Boeing, the aerospace giant, is facing renewed scrutiny over its safety record after a dramatic increase in whistleblower reports to the Federal Aviation Administration (FAA). According to a Bloomberg News report citing FAA data, whistleblower tips concerning Boeing surged a staggering 1,136% in the first five months of 2024 compared to the entirety of 2023. This alarming trend underscores growing anxieties about Boeing’s commitment to safety following a series of incidents.

The surge in reports comes on the heels of a concerning incident involving a new 737 Max jet operated by Alaska Airlines. A metal panel inexplicably blew out from the cabin, prompting an investigation that revealed a glaring safety lapse. Investigators discovered that the Boeing factory had inexplicably neglected to install four crucial bolts, leaving the panel vulnerable to detaching mid-flight.

This incident, coupled with previous safety concerns surrounding the 737 Max model, appears to have spurred a wave of employee concern. In response, FAA Administrator Michael Whitaker, during a visit to Boeing’s Renton, Washington facility, urged CEO Dave Calhoun to share the agency’s whistleblower hotline information with all employees. This move, documented in an FAA statement cited by Bloomberg News, aims to empower Boeing workers to report safety issues directly to the regulatory body.

Boeing itself has also acknowledged the need for increased vigilance. The company has taken steps to encourage internal reporting by promoting its “Speak Up” program, a platform for employees to voice safety concerns. According to Boeing, submissions through “Speak Up” skyrocketed by over 500% during the first two months of 2024 compared to the previous year. Additionally, the company reported receiving “tens of thousands” of safety suggestions during company-wide “quality standdowns,” where production pauses for a day of intensive safety focus.

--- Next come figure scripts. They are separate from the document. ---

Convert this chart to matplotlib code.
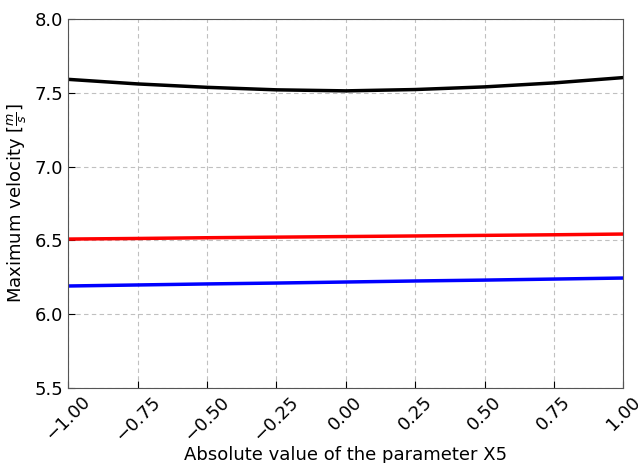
import numpy as np
import matplotlib.pyplot as plt

# parameter X5 and the max velocity of each case
x5 = [-1.0, -0.75, -0.5, -0.25, 0.0, 0.25, 0.5, 0.75, 1.0]
v_black = [7.591, 7.560, 7.537, 7.520, 7.513, 7.522, 7.540, 7.567, 7.603]
v_red = [6.509, 6.513, 6.518, 6.522, 6.526, 6.530, 6.534, 6.538, 6.543]
v_blue = [6.191, 6.198, 6.205, 6.211, 6.218, 6.225, 6.231, 6.238, 6.245]

fig = plt.figure(figsize=(6.38, 4.63), dpi=100)
ax = fig.add_axes([0.107, 0.162, 0.870, 0.797])

ax.plot(x5, v_black, color='black', lw=2.5)
ax.plot(x5, v_red, color='red', lw=2.5)
ax.plot(x5, v_blue, color='blue', lw=2.5)

ax.set_xlim(-1, 1)
ax.set_ylim(5.5, 8.0)
ax.set_xticks(np.arange(-1, 1.01, 0.25))
ax.set_yticks(np.arange(5.5, 8.01, 0.5))
ax.grid(True, color='#c0c0c0', linestyle=(0, (4, 3)), linewidth=0.8)
ax.tick_params(direction='in', labelsize=13, length=5)
plt.setp(ax.get_xticklabels(), rotation=45, ha='center')
for s in ax.spines.values():
    s.set_color('#555555')

ax.set_xlabel("Absolute value of the parameter X5", fontsize=13, labelpad=1)
ax.set_ylabel(r"Maximum velocity [$\frac{m}{s}$]", fontsize=13, labelpad=4)

fig.savefig("out.png")
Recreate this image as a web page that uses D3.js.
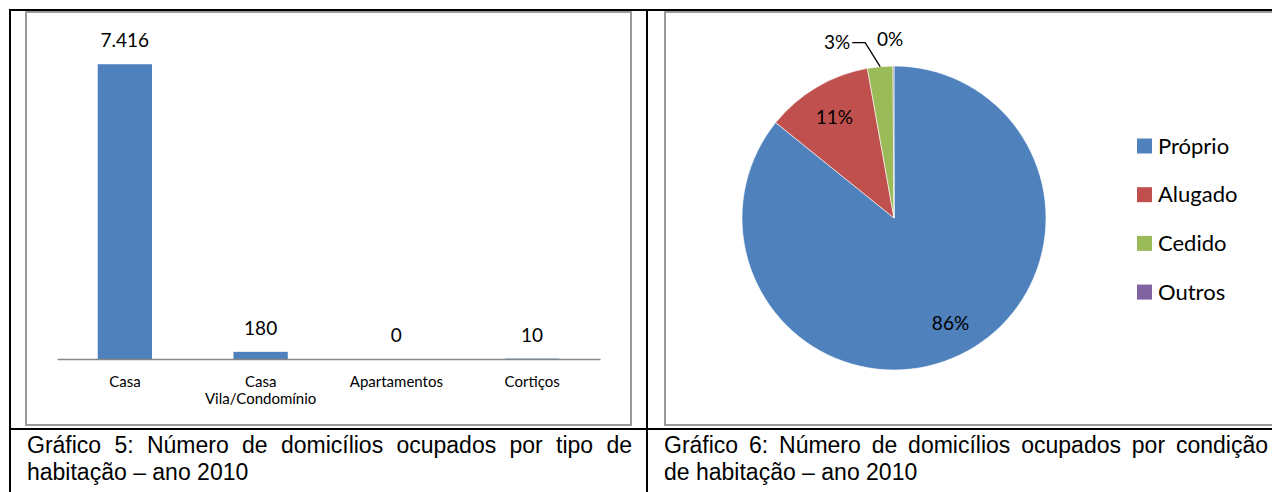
<!DOCTYPE html>
<html><head><meta charset="utf-8">
<script src="https://cdn.jsdelivr.net/npm/d3@7"></script>
<style>html,body{margin:0;padding:0;background:#fff;}svg{display:block;}</style>
</head><body>
<svg id="c" width="1272" height="492"></svg>
<script>
// Bar chart data (Gráfico 5)
const barCategories = [["Casa"], ["Casa", "Vila/Condomínio"], ["Apartamentos"], ["Cortiços"]];
const barValues = [7416, 180, 0, 10];
// Pie chart data (Gráfico 6), percent shares
const pieCategories = ["Próprio", "Alugado", "Cedido", "Outros"];
const pieValues = [85.8, 11.4, 2.7, 0.1];
const pieColors = ["#4F81BD", "#C0504D", "#9BBB59", "#8064A2"];
const caption5 = ["Gráfico 5: Número de domicílios ocupados por tipo de", "habitação – ano 2010"];
const caption6 = ["Gráfico 6: Número de domicílios ocupados por condição", "de habitação – ano 2010"];

const svg = d3.select("#c");
const labelFont = "Lato, 'Open Sans', sans-serif";

// ---- Table frames
const frame = svg.append("g");
frame.append("rect").attr("x", 26).attr("y", 12).attr("width", 605).attr("height", 413)
  .attr("fill", "none").attr("stroke", "#9a9a9a").attr("stroke-width", 2);
frame.append("rect").attr("x", 665).attr("y", 12).attr("width", 700).attr("height", 413)
  .attr("fill", "none").attr("stroke", "#9a9a9a").attr("stroke-width", 2);
const blk = (x1,y1,x2,y2)=>frame.append("line").attr("x1",x1).attr("y1",y1).attr("x2",x2).attr("y2",y2)
  .attr("stroke","#000").attr("stroke-width",2);
blk(9, 10, 1272, 10);
blk(10, 9, 10, 492);
blk(647, 9, 647, 492);
blk(9, 429, 1272, 429);

// ---- Bar chart
const x = d3.scaleBand().domain(d3.range(barValues.length)).range([57, 600]).paddingInner(0.6).paddingOuter(0.3);
const y = d3.scaleLinear().domain([0, 8000]).range([359, 41]);
const fmt = d3.formatLocale({decimal: ",", thousands: ".", grouping: [3], currency: ["R$", ""]}).format(",d");

const bars = svg.append("g");
bars.selectAll("rect").data(barValues).join("rect")
  .attr("x", (d,i)=>x(i)).attr("width", x.bandwidth())
  .attr("y", d=>y(d)).attr("height", d=>y(0)-y(d))
  .attr("fill", "#4F81BD");
bars.selectAll("text.v").data(barValues).join("text").attr("class","v")
  .attr("x", (d,i)=>x(i)+x.bandwidth()/2).attr("y", d=>y(d)-17)
  .attr("text-anchor","middle").attr("font-family", labelFont).attr("font-size", 19).attr("fill","#000")
  .text(d=>fmt(d));
const xAxis = d3.axisBottom(x).tickSize(0).tickFormat("");
const ax = svg.append("g").attr("transform", `translate(0,${y(0)})`).call(xAxis);
ax.select(".domain").attr("stroke", "#868686").attr("stroke-width", 1.5);
ax.selectAll(".tick").each(function(d){
  const t = d3.select(this).append("text").attr("fill","#000").attr("text-anchor","middle")
    .attr("font-family", labelFont).attr("font-size", 15).attr("y", 28);
  barCategories[d].forEach((s,j)=>t.append("tspan").attr("x",0).attr("dy", j===0?0:17).text(s));
});

// ---- Pie chart
const cx = 894, cy = 218, r = 152;
const pie = d3.pie().sort(null).value(d=>d)(pieValues);
const arc = d3.arc().innerRadius(0).outerRadius(r);
const pg = svg.append("g").attr("transform", `translate(${cx},${cy})`);
pg.selectAll("path").data(pie).join("path").attr("d", arc).attr("fill", (d,i)=>pieColors[i])
  .attr("stroke", "#fff").attr("stroke-width", 0.6);
const labArc = d3.arc().innerRadius(r*0.77).outerRadius(r*0.77);
const pctText = d=>Math.round(d.data) + "%";
pg.selectAll("text.in").data(pie.slice(0,2)).join("text").attr("class","in")
  .attr("transform", (d,i)=>{ const c = labArc.centroid(d); return `translate(${c[0]+(i===0?6:0)},${c[1]})`; })
  .attr("dy", "0.35em")
  .attr("text-anchor","middle").attr("font-family", labelFont).attr("font-size", 19).text(pctText);
// outside labels for small slices
const c3 = pie[2], c4 = pie[3];
const mid3 = (c3.startAngle + c3.endAngle)/2;
const px = r*Math.sin(mid3), py = -r*Math.cos(mid3);
pg.append("path").attr("d", `M${px},${py}L${px-15},${py-24}L${px-28},${py-24}`)
  .attr("fill","none").attr("stroke","#000").attr("stroke-width",1.3);
pg.append("text").attr("x", px-30).attr("y", py-24).attr("dy","0.35em").attr("text-anchor","end")
  .attr("font-family", labelFont).attr("font-size", 19).text(pctText(c3));
pg.append("text").attr("x", -17).attr("y", py-27).attr("dy","0.35em").attr("text-anchor","start")
  .attr("font-family", labelFont).attr("font-size", 19).text(pctText(c4));

// Legend
const lg = svg.append("g").attr("transform","translate(1137,146)");
const items = lg.selectAll("g").data(pieCategories).join("g").attr("transform",(d,i)=>`translate(0,${i*48.7})`);
items.append("rect").attr("x",0).attr("y",-7.5).attr("width",15).attr("height",15).attr("fill",(d,i)=>pieColors[i]);
items.append("text").attr("x",21).attr("dy","0.35em").attr("font-family", labelFont).attr("font-size",22).text(d=>d);

// ---- Captions (justified first line)
const capFont = "'Liberation Sans', Arial, sans-serif";
function caption(lines, x0, x1, yb){
  lines.forEach((line, li)=>{
    const yy = yb + li*27;
    const words = line.split(" ");
    if (li === lines.length-1) {
      svg.append("text").attr("x", x0).attr("y", yy).attr("font-family", capFont)
        .attr("font-size", 23).text(line);
      return;
    }
    const ts = words.map(w=>svg.append("text").attr("y", yy).attr("font-family", capFont)
      .attr("font-size", 23).text(w));
    const widths = ts.map(t=>t.node().getComputedTextLength());
    const total = d3.sum(widths);
    let gap = (x1 - x0 - total)/(words.length-1);
    let sx = 1;
    if (gap < 4) { sx = (x1 - x0 - 4*(words.length-1))/total; gap = 4; }
    let cur = x0;
    ts.forEach((t,i)=>{
      t.attr("x", cur/sx).attr("transform", sx===1?null:`scale(${sx},1)`);
      cur += widths[i]*sx + gap;
    });
  });
}
caption(caption5, 27, 632, 453);
caption(caption6, 664, 1268, 453);
</script>
</body></html>
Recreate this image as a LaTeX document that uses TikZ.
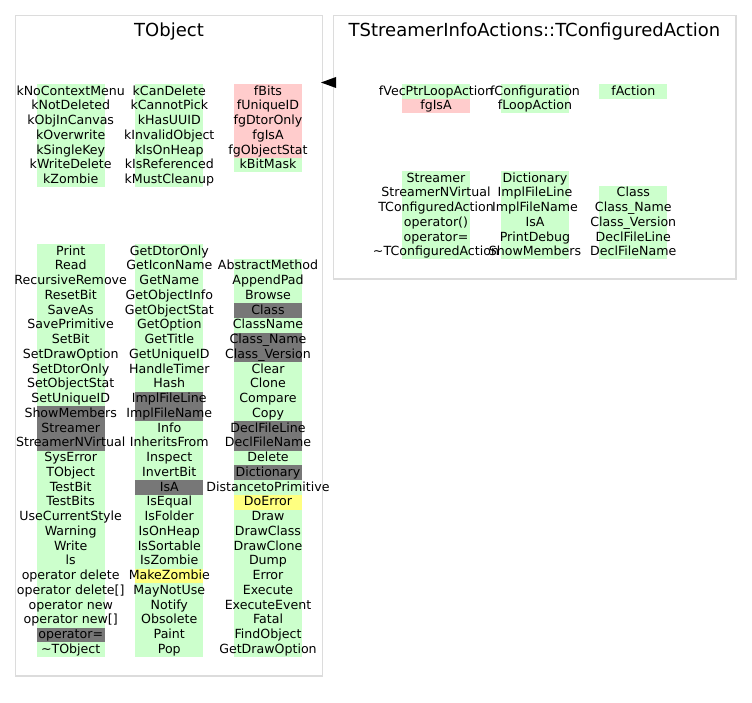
\documentclass[tikz,border=0pt]{standalone}
\usepackage{fontspec}
\setmainfont{DejaVu Sans}
\definecolor{memg}{HTML}{CCFFCC}
\definecolor{memp}{HTML}{FFCCCC}
\definecolor{memd}{HTML}{777777}
\definecolor{memy}{HTML}{FFFF80}
\definecolor{boxline}{HTML}{DCDCDC}
\pgfdeclarelayer{bg}
\pgfsetlayers{bg,main}
\newcommand\rowh{14.75}
% #1 name prefix, #2 x centre, #3 top y, #4 list text/colour
\newcommand\memcol[4]{%
  \foreach \t/\c [count=\i from 0] in {#4} {%
    \begin{pgfonlayer}{bg}
      \fill[fill=\c] (#2-34,#3+\i*\rowh) rectangle (#2+34,#3+\i*\rowh+\rowh);
    \end{pgfonlayer}
    \node[item] (#1-\i) at (#2,#3+\i*\rowh+11.2) {\t};
  }%
}
\begin{document}
\begin{tikzpicture}[x=1pt,y=-1pt,
  item/.style={anchor=base,inner sep=0pt,font=\fontsize{12.6}{14}\selectfont},
  title/.style={anchor=base,inner sep=0pt,font=\fontsize{18}{20}\selectfont},
  cluster/.style={draw=boxline,line width=1.6pt,inner sep=0pt,outer sep=0pt}]
\useasboundingbox (0,0) rectangle (752,703);
\begin{pgfonlayer}{bg}
\fill[white] (0,0) rectangle (752,703);
\end{pgfonlayer}
% clusters
\node[cluster,minimum width=307pt,minimum height=660.5pt] (tobject) at (169,345.75) {};
\node[cluster,minimum width=402.4pt,minimum height=263.6pt] (tconf) at (534.5,147.5) {};
\node[title] (tobjtitle) at (169,36.7) {TObject};
\node[title] (tconftitle) at (534.5,36.7) {TStreamerInfoActions::TConfiguredAction};
% TObject data members
\memcol{la}{70.7}{84}{kNoContextMenu/memg,kNotDeleted/memg,kObjInCanvas/memg,kOverwrite/memg,kSingleKey/memg,kWriteDelete/memg,kZombie/memg}
\memcol{lb}{169.3}{84}{kCanDelete/memg,kCannotPick/memg,kHasUUID/memg,kInvalidObject/memg,kIsOnHeap/memg,kIsReferenced/memg,kMustCleanup/memg}
\memcol{lc}{268}{84}{fBits/memp,fUniqueID/memp,fgDtorOnly/memp,fgIsA/memp,fgObjectStat/memp,kBitMask/memg}
% TObject methods
\memcol{ld}{70.7}{244}{Print/memg,Read/memg,RecursiveRemove/memg,ResetBit/memg,SaveAs/memg,SavePrimitive/memg,SetBit/memg,SetDrawOption/memg,SetDtorOnly/memg,SetObjectStat/memg,SetUniqueID/memg,ShowMembers/memd,Streamer/memd,StreamerNVirtual/memd,SysError/memg,TObject/memg,TestBit/memg,TestBits/memg,UseCurrentStyle/memg,Warning/memg,Write/memg,ls/memg,{operator delete}/memg,{operator delete[]}/memg,{operator new}/memg,{operator new[]}/memg,{operator=}/memd,{\textasciitilde TObject}/memg}
\memcol{le}{169.3}{244}{GetDtorOnly/memg,GetIconName/memg,GetName/memg,GetObjectInfo/memg,GetObjectStat/memg,GetOption/memg,GetTitle/memg,GetUniqueID/memg,HandleTimer/memg,Hash/memg,ImplFileLine/memd,ImplFileName/memd,Info/memg,InheritsFrom/memg,Inspect/memg,InvertBit/memg,IsA/memd,IsEqual/memg,IsFolder/memg,IsOnHeap/memg,IsSortable/memg,IsZombie/memg,MakeZombie/memy,MayNotUse/memg,Notify/memg,Obsolete/memg,Paint/memg,Pop/memg}
\memcol{lf}{268}{258.75}{AbstractMethod/memg,AppendPad/memg,Browse/memg,Class/memd,ClassName/memg,{Class\_Name}/memd,{Class\_Version}/memd,Clear/memg,Clone/memg,Compare/memg,Copy/memg,DeclFileLine/memd,DeclFileName/memd,Delete/memg,Dictionary/memd,DistancetoPrimitive/memg,DoError/memy,Draw/memg,DrawClass/memg,DrawClone/memg,Dump/memg,Error/memg,Execute/memg,ExecuteEvent/memg,Fatal/memg,FindObject/memg,GetDrawOption/memg}
% TConfiguredAction data members
\memcol{ra}{436}{84}{fVecPtrLoopAction/memg,fgIsA/memp}
\memcol{rb}{535}{84}{fConfiguration/memg,fLoopAction/memg}
\memcol{rc}{633.3}{84}{fAction/memg}
% TConfiguredAction methods
\memcol{rd}{436}{171}{Streamer/memg,StreamerNVirtual/memg,TConfiguredAction/memg,{operator()}/memg,{operator=}/memg,{\textasciitilde TConfiguredAction}/memg}
\memcol{re}{535}{171}{Dictionary/memg,ImplFileLine/memg,ImplFileName/memg,IsA/memg,PrintDebug/memg,ShowMembers/memg}
\memcol{rf}{633.3}{185.75}{Class/memg,{Class\_Name}/memg,{Class\_Version}/memg,DeclFileLine/memg,DeclFileName/memg}
% inheritance arrowhead
\coordinate (arrtip) at (321,82.5);
\coordinate (arrbase) at (336,82.5);
\fill[black] (arrtip) -- ([yshift=-5.5pt]arrbase) -- ([yshift=5.5pt]arrbase) -- cycle;
\end{tikzpicture}
\end{document}
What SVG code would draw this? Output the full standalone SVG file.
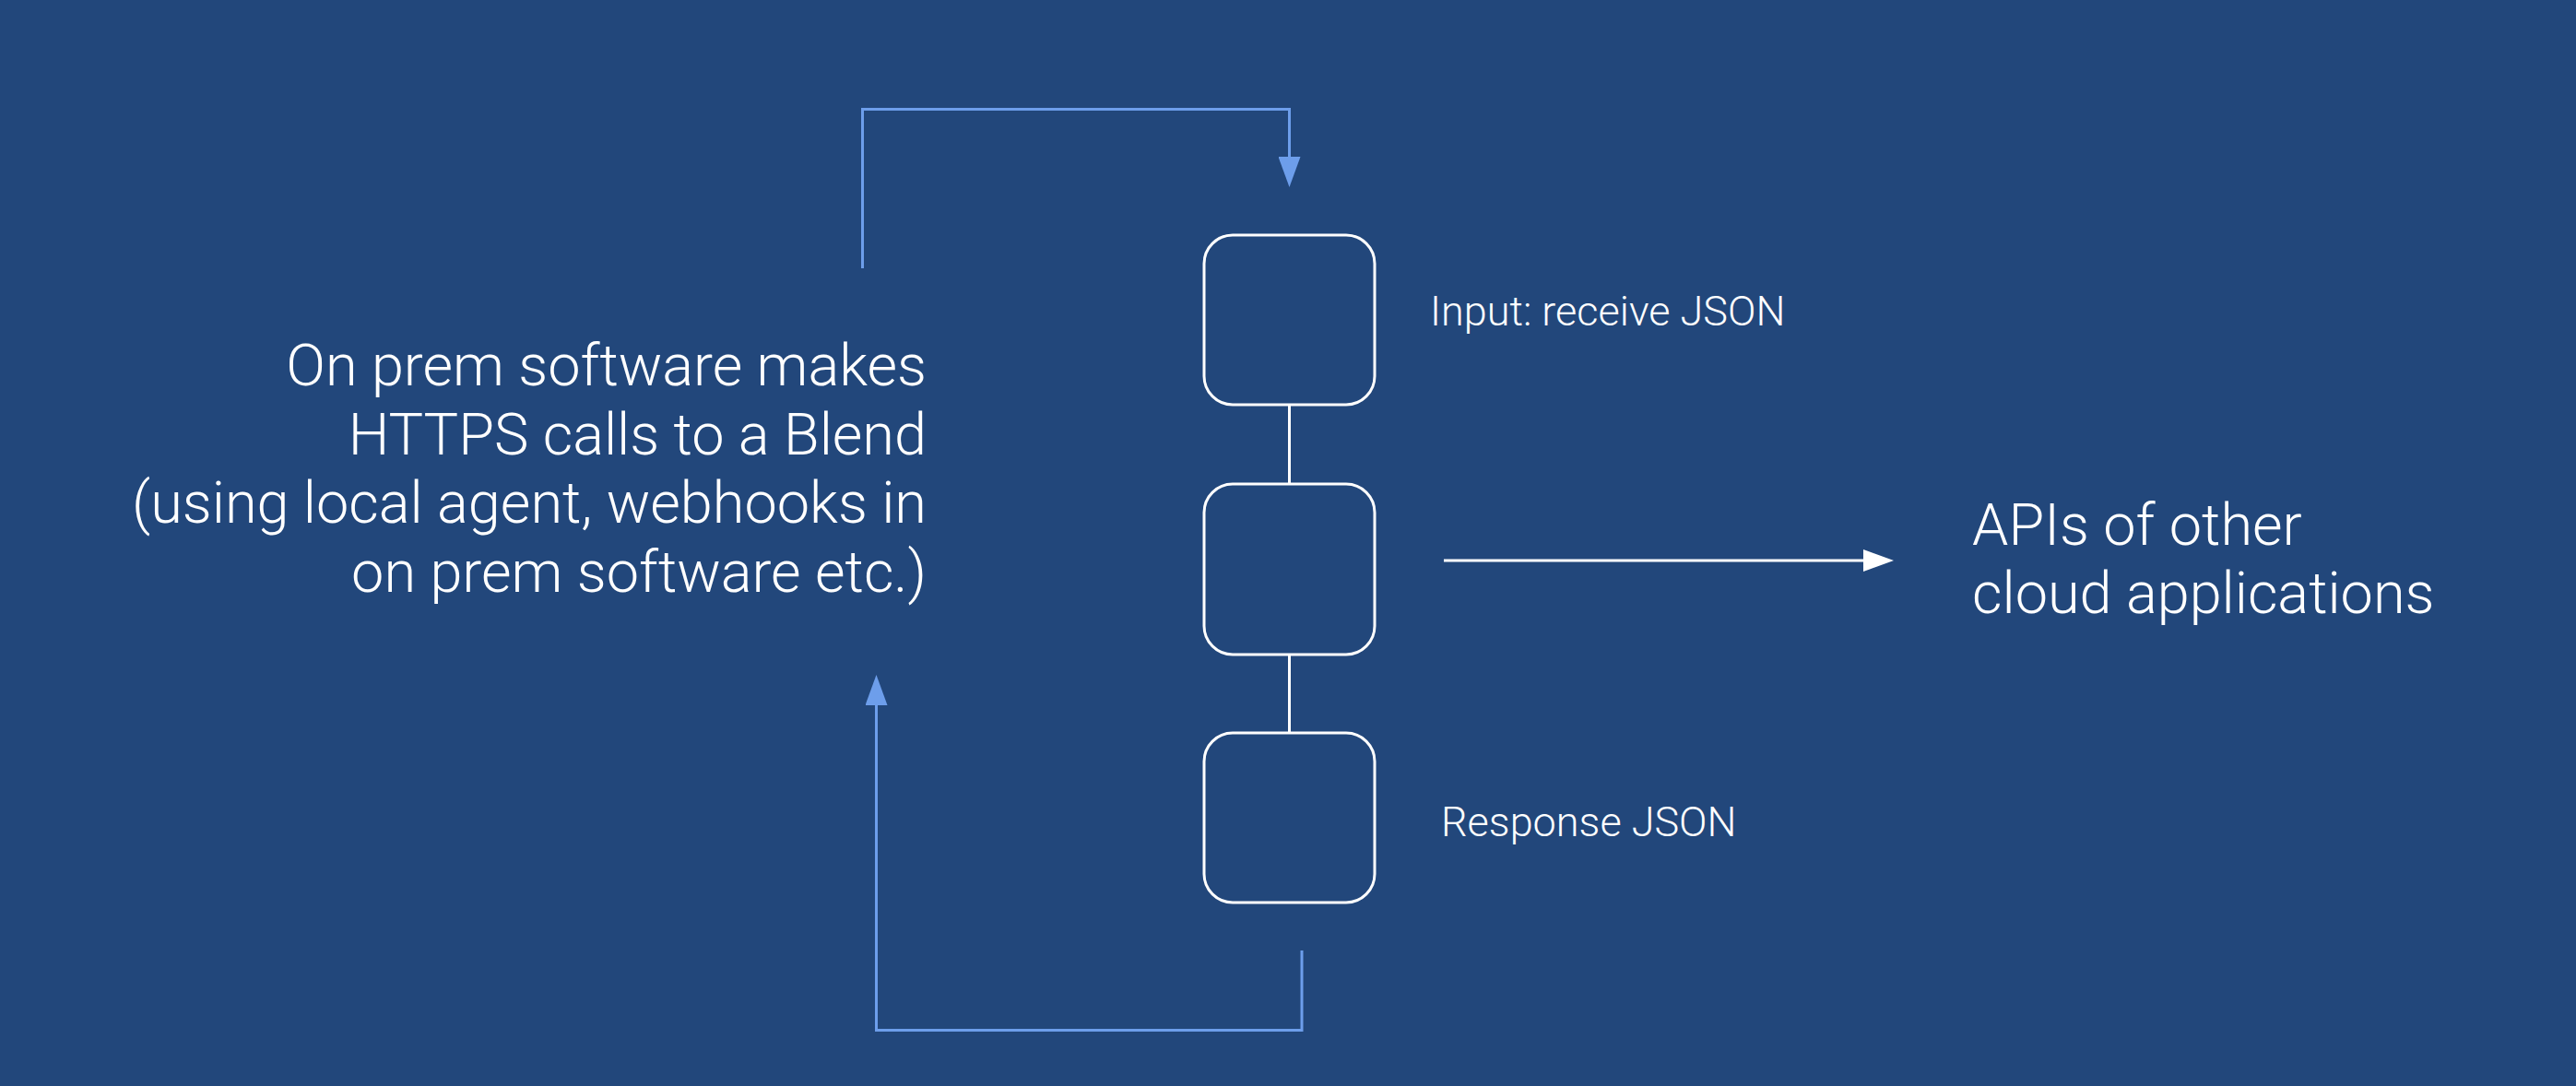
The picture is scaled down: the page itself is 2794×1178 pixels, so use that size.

While Boeing’s efforts to address safety concerns are commendable, the dramatic rise in whistleblower reports suggests deeper problems within the company culture. The FAA’s intervention and the significant increase in internal reporting highlight a potential breakdown in trust between employees and management. Rebuilding that trust and ensuring a culture of prioritizing safety throughout the organization will be critical for Boeing to regain public confidence and move forward from these recent incidents.

The coming months will be crucial for Boeing. The company must demonstrate a clear commitment to safety by not only encouraging reporting but also acting swiftly and decisively on the information received. Reassuring the public, regulators, and its own workforce that safety is paramount will be essential for Boeing to navigate these turbulent times.